## Your goal
Look at the data below and print exactly the lines from its first line through the line with "1.3, 0.7, 0]"; the pictures stay out of the copy.

## Information supplied
..........

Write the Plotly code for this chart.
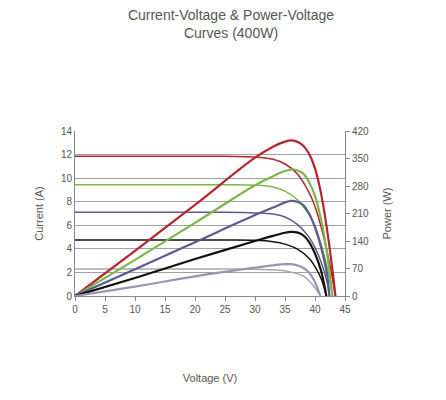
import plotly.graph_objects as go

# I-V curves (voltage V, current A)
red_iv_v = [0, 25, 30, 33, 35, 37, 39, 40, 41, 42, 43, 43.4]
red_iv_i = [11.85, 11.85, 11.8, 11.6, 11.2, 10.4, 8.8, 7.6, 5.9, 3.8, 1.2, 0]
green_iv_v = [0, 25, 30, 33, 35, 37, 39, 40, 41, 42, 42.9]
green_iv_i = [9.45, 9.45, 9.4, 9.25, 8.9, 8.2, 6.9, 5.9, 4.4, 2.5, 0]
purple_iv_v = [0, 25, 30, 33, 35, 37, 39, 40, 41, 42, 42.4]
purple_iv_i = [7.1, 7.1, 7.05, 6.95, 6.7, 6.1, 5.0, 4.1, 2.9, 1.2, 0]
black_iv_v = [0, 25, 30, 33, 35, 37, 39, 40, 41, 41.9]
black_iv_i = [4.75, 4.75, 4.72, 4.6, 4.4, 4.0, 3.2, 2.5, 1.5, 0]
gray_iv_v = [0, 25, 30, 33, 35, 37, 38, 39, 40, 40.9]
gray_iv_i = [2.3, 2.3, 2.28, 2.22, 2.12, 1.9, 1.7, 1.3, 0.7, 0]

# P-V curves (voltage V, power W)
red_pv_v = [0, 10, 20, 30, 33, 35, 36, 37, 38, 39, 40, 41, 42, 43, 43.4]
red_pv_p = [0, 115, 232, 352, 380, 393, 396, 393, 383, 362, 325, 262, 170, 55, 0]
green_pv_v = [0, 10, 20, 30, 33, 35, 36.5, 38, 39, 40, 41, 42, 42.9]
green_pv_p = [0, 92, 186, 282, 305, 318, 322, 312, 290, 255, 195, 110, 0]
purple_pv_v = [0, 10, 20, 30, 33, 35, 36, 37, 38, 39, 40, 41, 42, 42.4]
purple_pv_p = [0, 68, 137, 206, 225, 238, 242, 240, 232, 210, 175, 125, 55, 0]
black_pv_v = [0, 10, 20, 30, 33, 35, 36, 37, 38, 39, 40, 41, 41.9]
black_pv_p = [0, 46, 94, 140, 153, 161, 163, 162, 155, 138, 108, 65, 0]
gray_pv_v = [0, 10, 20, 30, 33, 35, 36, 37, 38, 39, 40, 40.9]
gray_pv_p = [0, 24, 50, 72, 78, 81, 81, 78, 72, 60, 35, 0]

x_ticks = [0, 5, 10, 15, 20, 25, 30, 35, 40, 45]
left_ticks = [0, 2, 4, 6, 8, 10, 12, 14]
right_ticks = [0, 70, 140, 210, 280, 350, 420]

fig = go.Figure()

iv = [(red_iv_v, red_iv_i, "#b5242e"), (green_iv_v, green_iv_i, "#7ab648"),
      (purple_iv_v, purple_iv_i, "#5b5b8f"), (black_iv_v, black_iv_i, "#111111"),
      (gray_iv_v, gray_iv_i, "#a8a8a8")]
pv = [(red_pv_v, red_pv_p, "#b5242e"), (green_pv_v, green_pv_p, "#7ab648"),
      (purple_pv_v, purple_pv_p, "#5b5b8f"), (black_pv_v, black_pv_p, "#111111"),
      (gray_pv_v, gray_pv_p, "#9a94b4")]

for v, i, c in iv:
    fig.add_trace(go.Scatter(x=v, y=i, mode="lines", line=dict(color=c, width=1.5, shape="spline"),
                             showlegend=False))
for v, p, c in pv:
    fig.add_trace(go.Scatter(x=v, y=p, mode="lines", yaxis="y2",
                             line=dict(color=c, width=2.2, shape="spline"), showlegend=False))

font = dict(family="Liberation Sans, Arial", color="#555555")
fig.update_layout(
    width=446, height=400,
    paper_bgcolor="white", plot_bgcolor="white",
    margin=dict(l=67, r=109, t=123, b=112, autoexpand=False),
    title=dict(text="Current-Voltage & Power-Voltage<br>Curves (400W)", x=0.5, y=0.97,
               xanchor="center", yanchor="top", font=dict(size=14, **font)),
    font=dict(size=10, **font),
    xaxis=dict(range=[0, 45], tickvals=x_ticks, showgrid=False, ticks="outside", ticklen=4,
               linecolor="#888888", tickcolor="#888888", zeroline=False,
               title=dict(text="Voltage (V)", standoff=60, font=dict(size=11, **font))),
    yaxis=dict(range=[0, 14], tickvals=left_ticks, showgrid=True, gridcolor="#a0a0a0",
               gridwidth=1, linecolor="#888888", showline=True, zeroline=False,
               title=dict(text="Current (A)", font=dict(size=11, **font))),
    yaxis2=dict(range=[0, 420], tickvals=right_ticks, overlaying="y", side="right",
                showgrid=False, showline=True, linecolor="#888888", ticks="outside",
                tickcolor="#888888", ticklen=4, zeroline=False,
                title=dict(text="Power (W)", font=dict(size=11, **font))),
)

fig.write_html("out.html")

..........

## Exercise response
Write the Plotly code for this chart.
import plotly.graph_objects as go

# I-V curves (voltage V, current A)
red_iv_v = [0, 25, 30, 33, 35, 37, 39, 40, 41, 42, 43, 43.4]
red_iv_i = [11.85, 11.85, 11.8, 11.6, 11.2, 10.4, 8.8, 7.6, 5.9, 3.8, 1.2, 0]
green_iv_v = [0, 25, 30, 33, 35, 37, 39, 40, 41, 42, 42.9]
green_iv_i = [9.45, 9.45, 9.4, 9.25, 8.9, 8.2, 6.9, 5.9, 4.4, 2.5, 0]
purple_iv_v = [0, 25, 30, 33, 35, 37, 39, 40, 41, 42, 42.4]
purple_iv_i = [7.1, 7.1, 7.05, 6.95, 6.7, 6.1, 5.0, 4.1, 2.9, 1.2, 0]
black_iv_v = [0, 25, 30, 33, 35, 37, 39, 40, 41, 41.9]
black_iv_i = [4.75, 4.75, 4.72, 4.6, 4.4, 4.0, 3.2, 2.5, 1.5, 0]
gray_iv_v = [0, 25, 30, 33, 35, 37, 38, 39, 40, 40.9]
gray_iv_i = [2.3, 2.3, 2.28, 2.22, 2.12, 1.9, 1.7, 1.3, 0.7, 0]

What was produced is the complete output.